Day four of The Story Behind a Question workshop was focused on exploring storytelling frameworks and tools to generate imaginative and creative thinking for our stories. Telling good stories is not as always a straightforward process so this session gave us some tools for thinking about how to approach this.
We began by reflecting on insights from behavioral economics expert and Nobel Laureate Daniel Kahneman’s talk on understanding the differences between our “experiencing selves” and our “remembering selves.” Our mind is tuned to remember only the changes, significant moments and endings in the process of experiencing an episode or life event. As a result, the brain only stores the emotions that are felt at the peaks and ending of a story. The length of time an experience takes has zero relevance in creating the memory of that episode. Because this applies to storytelling as well, Daniel’s insights got us thinking about the importance of how our stories are framed and end. This segued us into an exercise from the Center for Story Based Strategy. In this exercise, led by one of CSS’ affiliates and a co-founder of Intelligent Mischief, Terry Marshall, we explored the 5 elements of a story (as CSS defines it) and the important tension and difference between truth and meaning.

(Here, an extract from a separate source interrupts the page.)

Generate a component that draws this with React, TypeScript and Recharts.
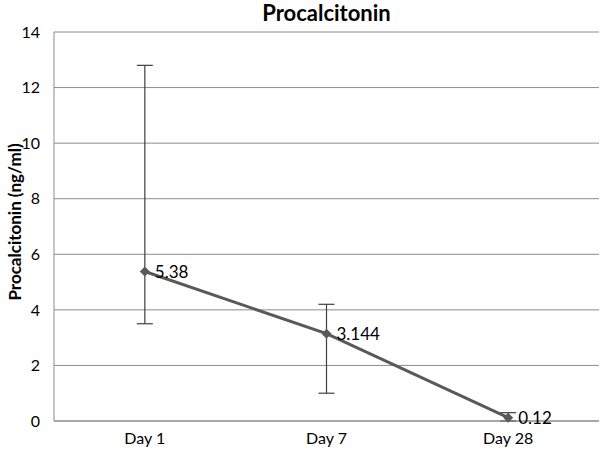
import React from "react";
import {
  ComposedChart,
  Line,
  XAxis,
  YAxis,
  CartesianGrid,
  ErrorBar,
  LabelList,
} from "recharts";

// values
const days = ["Day 1", "Day 7", "Day 28"];
const means = [5.38, 3.144, 0.12];
const lows = [3.5, 1.0, 0.0];
const highs = [12.8, 4.2, 0.3];
const yTicks = [0, 2, 4, 6, 8, 10, 12, 14];

const data = days.map((day, i) => ({
  day,
  value: means[i],
  err: [means[i] - lows[i], highs[i] - means[i]],
}));

const FONT = "Lato, 'Open Sans', sans-serif";
const GREY = "#595959";

// diamond marker like the Excel default
const Diamond = (props: any) => {
  const { cx, cy } = props;
  if (cx == null || cy == null) return null;
  const r = 5;
  return (
    <path
      d={`M${cx},${cy - r} L${cx + r},${cy} L${cx},${cy + r} L${cx - r},${cy} Z`}
      fill={GREY}
    />
  );
};

export default function App() {
  return (
    <div
      style={{
        position: "absolute",
        left: 0,
        top: 0,
        width: 600,
        height: 452,
        background: "#fff",
        fontFamily: FONT,
      }}
    >
      {/* title */}
      <div
        style={{
          position: "absolute",
          left: 54,
          width: 545,
          top: -1,
          textAlign: "center",
          fontSize: 22,
          fontWeight: 700,
          color: "#000",
        }}
      >
        Procalcitonin
      </div>
      {/* y axis title */}
      <div
        style={{
          position: "absolute",
          left: 14,
          top: 222,
          transform: "translate(-50%, -50%) rotate(-90deg)",
          whiteSpace: "nowrap",
          fontSize: 17,
          fontWeight: 700,
          color: "#000",
        }}
      >
        Procalcitonin (ng/ml)
      </div>
      <ComposedChart
        width={600}
        height={452}
        data={data}
        margin={{ top: 32, right: 1, bottom: 0, left: 0 }}
      >
        <CartesianGrid vertical={false} stroke="#8c8c8c" strokeWidth={1} />
        <XAxis
          dataKey="day"
          scale="band"
          height={31}
          axisLine={{ stroke: "#8c8c8c" }}
          tickLine={false}
          tick={{ fontSize: 16, fill: "#000", fontFamily: FONT }}
          tickMargin={6}
        />
        <YAxis
          width={54}
          domain={[0, 14]}
          ticks={yTicks}
          axisLine={{ stroke: "#8c8c8c" }}
          tickLine={false}
          tick={{ fontSize: 16, fill: "#000", fontFamily: FONT }}
          tickMargin={8}
        />
        <Line
          dataKey="value"
          stroke={GREY}
          strokeWidth={3}
          dot={<Diamond />}
          activeDot={false}
          isAnimationActive={false}
        >
          <ErrorBar
            dataKey="err"
            direction="y"
            width={8}
            stroke="#404040"
            strokeWidth={1.2}
          />
          <LabelList
            dataKey="value"
            position="right"
            offset={10}
            style={{ fontSize: 17, fill: "#000", fontFamily: FONT }}
          />
        </Line>
      </ComposedChart>
    </div>
  );
}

Truth Vs Meaning and Elements of a Story
Next we talked about Star Wars. Through dissecting this movie we saw how the 5 elements of a story: conflict, imagery, foreshadowing, characters, and assumptions, are used to effectively tell a story and/or shape a narrative. We used these elements to work through our own story creation process by spending time with partners identifying these elements in the stories we are working on.
What Makes a Good Story?
In our final hour we zoomed back out and focused our energy on thinking about what makes a good story. We listened to an audio story narrated by a young woman from Rhode Island, Cristel, on the three years she spent incarcerated for committing a horrifying crime as a juvenile: slitting a 13 year old girl’s face with a razor. The audio story used sounds from her experience and vivid descriptions to make her story moving and powerful. We discussed the various techniques used, the framing, what was most effective and what didn’t work.
By the end of the session, I was surprised to realize that we had already begun prototyping our stories during the session and had some tools for thinking about what to do next. That was incredible given the overwhelming feeling I had when starting off with just the question I was interested in digging into!